Consuming a Western diet—typically high in fat and refined carbohydrates, including sugar—is associated with a stiffening of the arteries that’s a hallmark of heart and kidney disease. Previous research has found that artery stiffening begins in the cells that line the blood vessels (endothelium) and that following a Western diet accelerates this process.
Recent studies have also found that endothelial stiffening in the arteries of the kidney can occur alongside an increase in endothelial mineralocorticoid receptor (MR) signaling. MR is a protein that works with ENaC—an ion channel on the cell membranes that forms a pathway for sodium reabsorption in the kidneys—to regulate the body’s balance of salt and water. ENaC consists of three subunits that function together to activate the channel. A lack of these subunits collectively has been found to reduce renal artery stiffening, but less is known about each individual subunit’s role in artery health.
Researchers studied the effect of one of the ENaC subunits—called alpha ENaC—on renal artery stiffness in mice. One group of mice had all ENaC subunits intact and followed a Western diet for 12 weeks. A second group ate a Western diet but was missing alpha ENaC.

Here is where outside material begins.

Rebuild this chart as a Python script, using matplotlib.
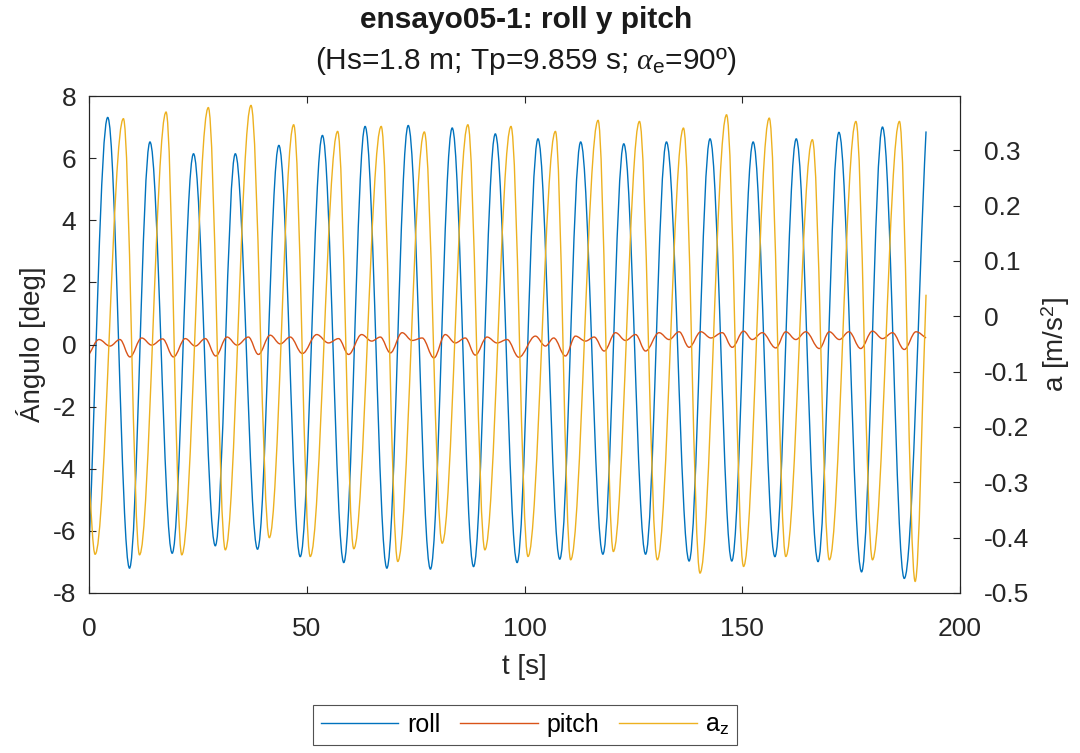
import matplotlib.pyplot as plt
from matplotlib.path import Path
from matplotlib.patches import PathPatch
from matplotlib.lines import Line2D

plt.rcParams['font.family'] = ['Liberation Sans', 'DejaVu Sans']
plt.rcParams['mathtext.fontset'] = 'custom'
plt.rcParams['mathtext.rm'] = 'Liberation Sans'
plt.rcParams['mathtext.it'] = 'Liberation Serif:italic'
plt.rcParams['axes.unicode_minus'] = False

# roll: turning points (t [s], deg)
roll_t = [0, 4.3, 9.3, 14.0, 19.1, 24.0, 29.0, 33.6, 38.7, 43.6,
          48.5, 53.6, 58.5, 63.4, 68.4, 73.3, 78.4, 83.4, 88.3, 93.3,
          98.3, 103.1, 108.1, 112.9, 118.0, 122.8, 127.8, 132.6, 137.8, 142.6,
          147.6, 152.5, 157.5, 162.4, 167.4, 172.2, 177.4, 182.2, 187.2, 192.2]
roll_v = [-6.5, 7.31, -7.2, 6.52, -6.72, 6.14, -6.48, 6.14, -6.59, 6.41,
          -6.83, 6.73, -7.02, 7.02, -7.2, 7.05, -7.23, 6.97, -7.15, 6.78,
          -7.02, 6.62, -6.91, 6.52, -6.75, 6.46, -6.75, 6.52, -6.97, 6.62,
          -6.97, 6.52, -6.83, 6.62, -6.99, 6.83, -7.32, 7.0, -7.53, 6.86]

# pitch (deg)
pitch_t = [0, 2.3, 4.8, 7.1, 9.4, 12.1, 14.4, 16.9, 19.4, 22.1,
           24.4, 26.7, 29.1, 31.7, 34.0, 36.6, 38.9, 41.6, 43.9, 46.2,
           49.0, 52.3, 55.0, 57.3, 59.6, 62.6, 64.9, 66.9, 69.2, 71.9,
           74.2, 76.5, 79.2, 81.8, 84.1, 86.4, 88.7, 91.4, 93.7, 96.0,
           98.7, 102.5, 104.8, 106.7, 109.4, 111.7, 114.0, 116.0, 118.3, 120.9,
           123.2, 125.5, 127.8, 130.9, 133.2, 135.5, 137.8, 140.5, 142.8, 145.4,
           147.7, 150.3, 152.3, 154.6, 157.7, 160.0, 162.3, 164.6, 167.7, 170.0,
           172.3, 174.5, 177.2, 179.9, 182.2, 184.5, 187.2, 189.9, 192.2]
pitch_v = [-0.32, 0.16, -0.05, 0.16, -0.40, 0.21, -0.02, 0.18, -0.40, 0.19,
           -0.05, 0.19, -0.37, 0.24, -0.02, 0.24, -0.32, 0.30, 0.02, 0.24,
           -0.29, 0.32, 0.05, 0.19, -0.32, 0.32, 0.11, 0.24, -0.27, 0.38,
           0.13, 0.21, -0.43, 0.32, 0.05, 0.21, -0.34, 0.24, 0.05, 0.16,
           -0.41, 0.27, -0.05, 0.21, -0.37, 0.27, 0.11, 0.24, -0.21, 0.38,
           0.13, 0.32, -0.21, 0.38, 0.16, 0.41, -0.09, 0.41, 0.21, 0.38,
           -0.09, 0.43, 0.16, 0.38, -0.11, 0.41, 0.16, 0.41, -0.13, 0.41,
           0.16, 0.41, -0.13, 0.43, 0.19, 0.38, -0.16, 0.41, 0.21]

# vertical acceleration (m/s^2)
az_t = [0, 1.4, 7.9, 11.6, 17.7, 21.3, 27.4, 31.3, 37.2, 41.4,
        47.0, 50.8, 57.1, 60.8, 67.1, 70.9, 77.0, 81.1, 87.0, 90.9,
        96.9, 100.8, 107.1, 110.6, 116.9, 120.4, 126.4, 130.5, 136.5, 140.3,
        146.4, 150.3, 156.2, 160.0, 166.1, 170.0, 176.1, 179.9, 186.1, 189.7, 192.2]
az_v = [-0.30, -0.43, 0.357, -0.431, 0.369, -0.431, 0.377, -0.422, 0.381, -0.40,
        0.346, -0.434, 0.334, -0.42, 0.343, -0.443, 0.333, -0.41, 0.346, -0.422,
        0.343, -0.434, 0.334, -0.44, 0.354, -0.425, 0.352, -0.44, 0.34, -0.464,
        0.364, -0.452, 0.358, -0.434, 0.319, -0.44, 0.352, -0.44, 0.352, -0.479, 0.039]

x_ticks = [0, 50, 100, 150, 200]
left_ticks = [-8, -6, -4, -2, 0, 2, 4, 6, 8]
right_ticks = [-0.5, -0.4, -0.3, -0.2, -0.1, 0, 0.1, 0.2, 0.3]
right_labels = ['-0.5', '-0.4', '-0.3', '-0.2', '-0.1', '0', '0.1', '0.2', '0.3']

c_roll = '#0072BD'
c_pitch = '#D95319'
c_az = '#EDB120'
axc = '#262626'


def wave(ts, vs):
    # smooth curve through turning points (horizontal tangent at each extreme)
    k = 0.3642
    n = len(ts)
    verts = [(ts[0], vs[0])]
    codes = [Path.MOVETO]
    for i in range(n - 1):
        t0, v0, t1, v1 = ts[i], vs[i], ts[i + 1], vs[i + 1]
        dt = t1 - t0
        if i == 0:
            c1 = (t0 + k * dt, v0 + k * (v1 - v0))
        else:
            c1 = (t0 + k * dt, v0)
        if i == n - 2:
            c2 = (t1 - k * dt, v1 - k * (v1 - v0))
        else:
            c2 = (t1 - k * dt, v1)
        verts += [c1, c2, (t1, v1)]
        codes += [Path.CURVE4] * 3
    return Path(verts, codes)


fig = plt.figure(figsize=(10.8, 7.53), dpi=100)
ax = fig.add_axes([89 / 1080, 1 - 593 / 753, 871 / 1080, 497 / 753])
ax2 = ax.twinx()

ax.add_patch(PathPatch(wave(roll_t, roll_v), fc='none', ec=c_roll, lw=1.0))
ax.add_patch(PathPatch(wave(pitch_t, pitch_v), fc='none', ec=c_pitch, lw=1.0))
ax2.add_patch(PathPatch(wave(az_t, az_v), fc='none', ec=c_az, lw=1.0))

ax.set_xlim(0, 200)
ax.set_ylim(-8, 8)
ax2.set_ylim(-0.5, 0.398)
ax.set_xticks(x_ticks)
ax.set_yticks(left_ticks)
ax2.set_yticks(right_ticks)
ax2.set_yticklabels(right_labels)

ax.tick_params(axis='both', direction='in', length=5, width=0.8, colors=axc,
               labelcolor='#262626', labelsize=19, top=True, right=False)
ax.tick_params(axis='x', pad=17)
ax.tick_params(axis='y', pad=9)
ax2.tick_params(axis='y', direction='in', length=5, width=0.8, colors=axc,
                labelcolor='#262626', labelsize=19, pad=17)
for a in (ax, ax2):
    for s in a.spines.values():
        s.set_color(axc)
        s.set_linewidth(0.8)

ax.set_xlabel('t [s]', fontsize=20, color='#262626', labelpad=10)
ax.set_ylabel('Ángulo [deg]', fontsize=20, color='#262626', labelpad=5)
ax2.set_ylabel('a [m/s$^2$]', fontsize=20, color='#262626', rotation=90, labelpad=8)

fig.text(526 / 1080, 1 - 20 / 753, 'ensayo05-1: roll y pitch', ha='center', va='center',
         fontsize=21.5, fontweight='bold', color='#1a1a1a')
fig.text(526 / 1080, 1 - 61 / 753, '(Hs=1.8 m; Tp=9.859 s; $\\alpha_{\\mathrm{e}}$=90º)',
         ha='center', va='center', fontsize=21.5, color='#1a1a1a')

handles = [Line2D([], [], color=c_roll, lw=1.0),
           Line2D([], [], color=c_pitch, lw=1.0),
           Line2D([], [], color=c_az, lw=1.0)]
leg = fig.legend(handles, ['roll', 'pitch', 'a$_\\mathrm{z}$'], loc='center',
                 bbox_to_anchor=(525 / 1080, 1 - 725 / 753), ncol=3, fontsize=18,
                 frameon=True, fancybox=False, edgecolor=axc, handlelength=3.1,
                 handletextpad=0.35, columnspacing=0.8, borderpad=0.3)
leg.get_frame().set_linewidth(0.8)

fig.savefig('out.png', dpi=100)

The Western diet group with intact ENaC developed stiffness in arteries leading to the heart and kidneys and impaired relaxation of the endothelium. “Importantly, these abnormalities were prevented in [alpha ENaC-deficient] mice, suggesting that [a lack of alpha ENaC] prevented both [Western diet]–induced aortic and renal arterial endothelial cell stiffness and impaired endothelial-dependent relaxation,” the researchers wrote. These results “thereby [provide] a potential therapeutic strategy in the prevention of kidney disease.”